Campus News

Jamison elected to NABC Collegiate Basketball Hall of Fame

Antawn Jamison, the 1998 National College Basketball Player of the Year, will be the 12th Tar Heel enshrined in the Collegiate Basketball Hall of Fame.

Antawn Jamison
(Image courtesy of Carolina Athletics)

Antawn Jamison, the unanimous National College Basketball Player of the Year as a University of North Carolina forward in 1998, and the first men’s basketball player in Atlantic Coast Conference history to earn first-team all-conference honors as a freshman, sophomore and junior, is one of six players and two coaches elected to the National Association of Basketball Coaches Collegiate Basketball Hall of Fame Class of 2021.

Jamison is joined in the class by the late Len Bias of University of Maryland; University of California, Los Angeles’ David Greenwood; Bradley University’s Hersey Hawkins; Ohio State University’s Jim Jackson; University of Kansas’ Paul Pierce; and coaches Rick Byrd and Tom Penders.

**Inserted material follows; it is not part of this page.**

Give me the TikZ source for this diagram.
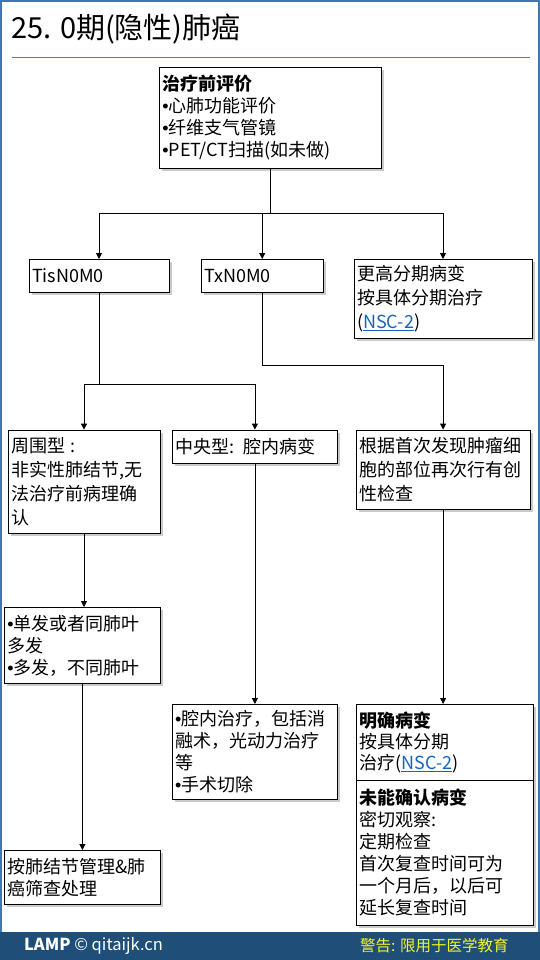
\documentclass[tikz,border=0pt]{standalone}
\usepackage{fontspec}
\usepackage{tikz}
\usetikzlibrary{arrows.meta,shadows}
\newfontfamily\cjk{Noto Sans CJK SC}
\newfontfamily\bulletfont{Liberation Sans}
\definecolor{frameblue}{HTML}{3F77B0}
\definecolor{ruleblue}{HTML}{4F81BD}
\definecolor{footblue}{HTML}{1F4E79}
\definecolor{linkblue}{HTML}{1565C0}
\definecolor{warnyellow}{HTML}{F5F52A}
\newcommand{\nsclink}{\textcolor{linkblue}{\underline{NSC-2}}}
\newcommand{\bul}{{\bulletfont •}}

\begin{document}
\begin{tikzpicture}[
x=1pt, y=-1pt,
box/.style={draw=black, line width=0.8pt, fill=white, anchor=north west, align=left, inner xsep=3pt, inner ysep=2pt, font=\cjk\fontsize{18}{22}\selectfont, drop shadow={shadow xshift=2.5pt, shadow yshift=-2.5pt, fill=black!35, opacity=0.6}},
arrow/.style={-{Triangle[length=6pt,width=6pt]}, line width=0.8pt}
]
\useasboundingbox (0,0) rectangle (540,960);
\draw[frameblue, line width=2pt] (1,1) rectangle (539,959);
\fill[footblue] (0,932) rectangle (540,960);
\node[anchor=west, inner sep=0, font=\cjk\fontsize{29}{32}\selectfont] (title) at (11,29) {25. 0期(隐性)肺癌};
\draw[ruleblue, line width=1pt] (12,58) -- (530,58);

\node[box, text width=216pt, minimum height=101pt] (eval) at (159,67) {\textbf{治疗前评价}\\\bul{}心肺功能评价\\\bul{}纤维支气管镜\\\bul{}PET/CT扫描(如未做)};
\node[box, text width=134pt, minimum height=33pt] (tis) at (28.6,259) {TisN0M0};
\node[box, text width=116pt, minimum height=33pt] (tx) at (200.8,259) {TxN0M0};
\node[box, text width=172pt, minimum height=79pt, font=\cjk\fontsize{18}{24}\selectfont] (higher) at (353.6,259) {更高分期病变\\按具体分期治疗\\(\nsclink)};
\node[box, text width=146pt, minimum height=103.4pt, font=\cjk\fontsize{18}{24}\selectfont] (peri) at (7.6,429.6) {周围型 :\\非实性肺结节,无\\法治疗前病理确\\认};
\node[box, text width=159pt, minimum height=33.4pt] (central) at (172,429.6) {中央型: 腔内病变};
\node[box, text width=168pt, minimum height=79.4pt, font=\cjk\fontsize{18}{24}\selectfont] (rebiopsy) at (355.7,429.6) {根据首次发现肿瘤细\\胞的部位再次行有创\\性检查};
\node[box, text width=150pt, minimum height=76pt] (multi) at (4,607) {\bul{}单发或者同肺叶\\多发\\\bul{}多发，不同肺叶};
\node[box, text width=159pt, minimum height=95pt] (endo) at (171.7,704) {\bul{}腔内治疗，包括消\\融术，光动力治疗\\等\\\bul{}手术切除};
\node[box, text width=171pt, minimum height=76pt, font=\cjk\fontsize{18}{21}\selectfont] (confirmed) at (356,704) {\textbf{明确病变}\\按具体分期\\治疗(\nsclink)};
\node[box, text width=171pt, minimum height=145pt] (unconfirmed) at (356,780) {\textbf{未能确认病变}\\密切观察:\\定期检查\\首次复查时间可为\\一个月后，以后可\\延长复查时间};
\node[box, text width=150pt, minimum height=54pt] (screen) at (4,850) {按肺结节管理\&肺\\癌筛查处理};

\draw[arrow] (eval.south) -- ++(0,45) -| (tis.north);
\draw[arrow] (eval.south) -- ++(0,45) -| (tx.north);
\draw[arrow] (eval.south) -- ++(0,45) -| (higher.north);
\draw[arrow] (tis.south) -- ++(0,92) -| (peri.north);
\draw[arrow] (tis.south) -- ++(0,92) -| (central.north);
\draw[arrow] (tx.south) -- ++(0,73) -| (rebiopsy.north);
\draw[arrow] (peri) -- (peri |- multi.north);
\draw[arrow] (multi) -- (multi |- screen.north);
\draw[arrow] (central) -- (central |- endo.north);
\draw[arrow] (rebiopsy) -- (rebiopsy |- confirmed.north);

\node[anchor=west, inner sep=0, text=white, font=\cjk\fontsize{16.5}{18}\selectfont] (lamp) at (24,946) {\textbf{LAMP} © qitaijk.cn};
\node[anchor=west, inner sep=0, text=warnyellow, font=\cjk\fontsize{15.5}{18}\selectfont] (warn) at (360,946) {警告: 限用于医学教育};
\end{tikzpicture}
\end{document}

The honorees will be enshrined in November 2021 in Kansas City at the National Collegiate Basketball Hall of Fame Induction Celebration presented by Nike.

Jamison will be the 12th Tar Heel enshrined in the Collegiate Basketball Hall of Fame with coaches Ben Carnevale, Frank McGuire, Dean Smith, Larry Brown and Roy Williams, and players Billy Cunningham, Bob McAdoo, James Worthy, Phil Ford, Charlie Scott and Sam Perkins.

Jamison was just the second Tar Heel and third player in ACC history to be named ACC Player of the Year, ACC Tournament MVP, NCAA Regional MVP and National Player of the Year in the same season (1997-98).

“Antawn had that rare combination of being extremely talented and an exceptional work ethic” says Phil Ford, who mentored Jamison as an assistant coach under both Dean Smith and Bill Guthridge. “I was honored to be his coach. The bigger the game, the better he played. Coach Guthridge used to refer to him as a warrior, because he was so tough both physically and mentally.”

Born in Shreveport, Louisiana, Jamison moved to Charlotte and came to Carolina after attending Providence High School.

He scored 822 points as a junior in 1997-98, the second-highest single-season scoring total in the school’s history, and set the record with 389 rebounds that year. He scored 22.2 points and hauled down 10.5 rebounds per game, the first Tar Heel to average a double-double in 22 seasons in leading the Tar Heels to a 34-4 record and the No. 1 ranking in the final Associated Press poll.

That season, he was named the ACC Male Athlete of the Year (for all sports) and a consensus first-team All-America.

Jamison teamed with Vince Carter, Shammond Williams, Ed Cota and Ademola Okulaja to lead Carolina to back-to-back ACC Tournament titles and Final Fours in 1997 and 1998.

He grabbed 20 rebounds at University of Virginia as a freshman and was the first freshman to ever lead the ACC in field goal percentage, when he shot 62.4 percent from the floor. A two-time future NBA All-Star (2005 and 2008), he averaged 30.3 points and 12.0 rebounds in three home wins over Duke University and overcame a leg injury in the semifinals to have 22 points and 18 rebounds in the 1998 ACC Tournament championship game victory over the Blue Devils.

He is the co-leader in career ACC Player of the Week honors with 12.

Jamison concluded his career at Carolina with 1,974 points and 1,027 rebounds. The fourth pick in the first round of the 1998 NBA Draft, Jamison played 16 seasons in the NBA, where he averaged 18.5 points and 7.5 rebounds and totaled 20,042 points. In his third season, he scored 51 points in consecutive games against the Seattle SuperSonics and the L.A. Lakers. In 2003-04, he was named the NBA’s Sixth Man of the Year. He retired from the NBA as a player following the 2013-14 season, and currently is director of pro personnel with the Washington Wizards.

The National Collegiate Basketball Hall of Fame is located inside The College Basketball Experience, a world-class experiential entertainment facility adjacent to Kansas City’s T-Mobile Center. The Class of 2021 will be the 16th induction class in the Hall of Fame’s history.